Everyone clearly sees the need to act. To achieve the monumental sustainability goals that we have in the next decade, companies will need to look at a mix of energy conservation and optimization steps, generating or partnering on renewable energy assets, backed by data to efficiently drive the required changes to meet their goals.
In Lean manufacturing and continuous improvement, we use the Plan, Do, Check, Adjust (PDCA) cycle to drive continuous improvement. Most food manufacturers today do not know where their electricity and natural gas are being used after the utility main on their production floor. The right level of metering can help your facility in many ways:
- See what is running when it doesn’t need to be and turn it off.

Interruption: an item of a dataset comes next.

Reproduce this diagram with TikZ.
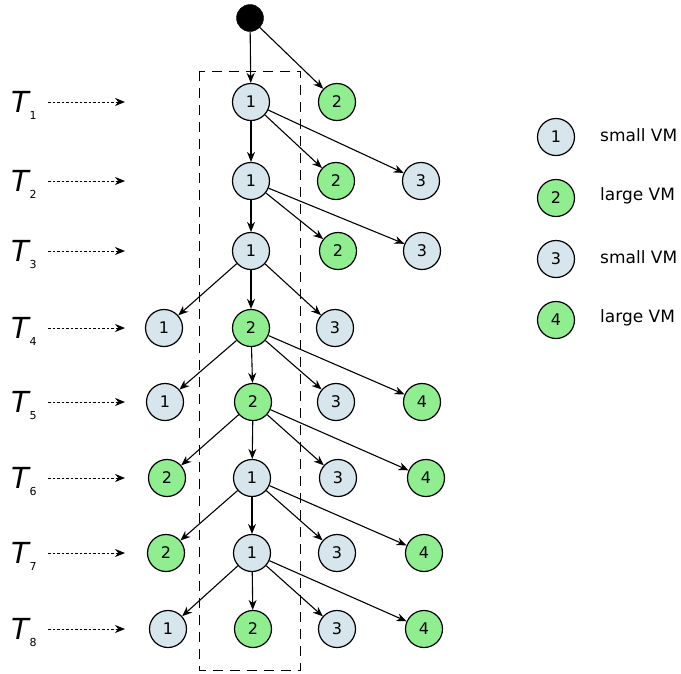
\documentclass[tikz,border=0pt]{standalone}
\usepackage{fontspec}
\setmainfont{DejaVu Sans}
\usetikzlibrary{arrows.meta}
\definecolor{smallc}{RGB}{214,230,236}
\definecolor{largec}{RGB}{144,238,144}
\tikzset{
  vm/.style={circle, draw=black, line width=1.2pt, minimum size=37pt, inner sep=0pt, font=\fontsize{16}{16}\selectfont},
  sm/.style={vm, fill=smallc},
  lg/.style={vm, fill=largec},
  edge/.style={line width=1.1pt, -{Stealth[length=10pt,width=8pt]}},
  tarrow/.style={line width=1pt, dash pattern=on 2.5pt off 2pt, -{Stealth[length=10pt,width=8pt]}},
  tlab/.style={inner sep=0pt, anchor=base west},
  tsub/.style={inner sep=0pt, anchor=base west, font=\fontsize{11}{11}\selectfont},
  legtext/.style={anchor=west, inner sep=0pt, font=\fontsize{17}{17}\selectfont}
}
\begin{document}
\begin{tikzpicture}[x=1pt,y=-1pt]
\useasboundingbox (0,0) rectangle (681,673);
% dashed box
\draw[line width=1pt, dash pattern=on 10pt off 7pt] (199.5,71) rectangle (300,670);
% start
\node[circle, fill=black, draw=black, minimum size=27pt, inner sep=0pt] (s) at (250,18) {};
% rows
\node[sm] (a1) at (251,102) {1};
\node[lg] (a2) at (337,102) {2};
\node[sm] (b1) at (251,181) {1};
\node[lg] (b2) at (336,181) {2};
\node[sm] (b3) at (421,181) {3};
\node[sm] (c1) at (251,251) {1};
\node[lg] (c2) at (338,251) {2};
\node[sm] (c3) at (422,251) {3};
\node[sm] (d1) at (164,328) {1};
\node[lg] (d2) at (251,328) {2};
\node[sm] (d3) at (335,328) {3};
\node[sm] (e1) at (165,402) {1};
\node[lg] (e2) at (253,402) {2};
\node[sm] (e3) at (336,402) {3};
\node[lg] (e4) at (422,402) {4};
\node[lg] (f2) at (167,478) {2};
\node[sm] (f1) at (252,478) {1};
\node[sm] (f3) at (338,478) {3};
\node[lg] (f4) at (426,478) {4};
\node[lg] (g2) at (166,553) {2};
\node[sm] (g1) at (252,553) {1};
\node[sm] (g3) at (337,553) {3};
\node[lg] (g4) at (424,553) {4};
\node[sm] (h1) at (168,629) {1};
\node[lg] (h2) at (253,629) {2};
\node[sm] (h3) at (337,629) {3};
\node[lg] (h4) at (424,629) {4};
% edges
\draw[edge] (s) -- (a1);
\draw[edge] (s) -- (a2);
\foreach \t in {b1,b2,b3} \draw[edge] (a1) -- (\t);
\foreach \t in {c1,c2,c3} \draw[edge] (b1) -- (\t);
\foreach \t in {d1,d2,d3} \draw[edge] (c1) -- (\t);
\foreach \t in {e1,e2,e3,e4} \draw[edge] (d2) -- (\t);
\foreach \t in {f2,f1,f3,f4} \draw[edge] (e2) -- (\t);
\foreach \t in {g2,g1,g3,g4} \draw[edge] (f1) -- (\t);
\foreach \t in {h1,h2,h3,h4} \draw[edge] (g1) -- (\t);
% time labels
\foreach \i/\y in {1/102,2/181,3/251,4/328,5/402,6/478,7/553,8/629} {
  \node[tlab] (T\i) at (11,\y+10) {\fontsize{29}{29}\selectfont\itshape T};
  \node[tsub] (S\i) at (29.5,\y+17) {\i};
  \coordinate (ts\i) at (48,\y);
  \coordinate (te\i) at (125,\y);
  \draw[tarrow] (ts\i) -- (te\i);
}
% legend
\node[sm] (l1) at (556,137) {1};
\node[lg] (l2) at (556,198) {2};
\node[sm] (l3) at (556,259) {3};
\node[lg] (l4) at (556,320) {4};
\node[legtext] (lt1) at (600,135) {small VM};
\node[legtext] (lt2) at (600,196) {large VM};
\node[legtext] (lt3) at (600,257) {small VM};
\node[legtext] (lt4) at (600,318) {large VM};
\end{tikzpicture}
\end{document}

- Determine where equipment can be slowed down or re-scheduled to save on energy usage and cut down peaks. After that, based on the new data, determine whether the expected benefit was achieved before you make more changes or investments.
- Find items that will cause downtime in the future like harmonics or near-overloaded panels.
- Know where you can expand, reconfigure, add renewables or add EV charging.
- Know where you have power quality issues and why.
- Track your sustainability goals and objectives in real time and lower your carbon footprint.
At FTI, we recommend installing a base level of permanent metering as a first step in most large facilities. This usually consists of:
- A power quality meter at each switchboard main.
- Energy metering for all loads out of each switchboard.
- Potential basic meters downstream for large loads or individual production lines (ideally that can be moved after energy usage is studied).
With this data, you’ll be able to see energy wasting areas that were hidden before – equipment and operating patterns that are wasting money and increasing your carbon footprint. Typical areas that you can expect to find conservation opportunities in are:
- HVAC zones and equipment.
- Similar process lines where some lines are much more energy-efficient (electrical or gas).
- Certain grades of product that take substantially more energy (electrical or gas) than others.
- Conveyance that can be slowed down when not moving product.
- Equipment that should not be running while production lines are down or over weekends.
- Air compression and vacuum systems that can be optimized.
- In general, systems that could be put in a controlled setback mode when they are not immediately needed.
Armed with energy meter information, your company will be able to accurately track:
- The carbon footprint equivalency of each product produced.
- Progress on driving down your carbon footprint with historical data.
- How changes to your operating patterns and equipment can drive more carbon and dollar savings.
In addition, you’ll be able to see where you might have power quality issues that could be damaging drives, motors or other electrical equipment. When it comes time to add another line, a new packaging module or a new forklift charger, your company will have clear data to understand how it will impact your energy usage and where in your existing distribution this equipment change could fit.
Finally, because conservation alone will not solve our global carbon issues long term, with this data, your company will be able to confidently right-size renewable energy resources and track the impact of the power generated by them. It will continue to give you a real-time dashboard of the decreasing carbon impact that your products have.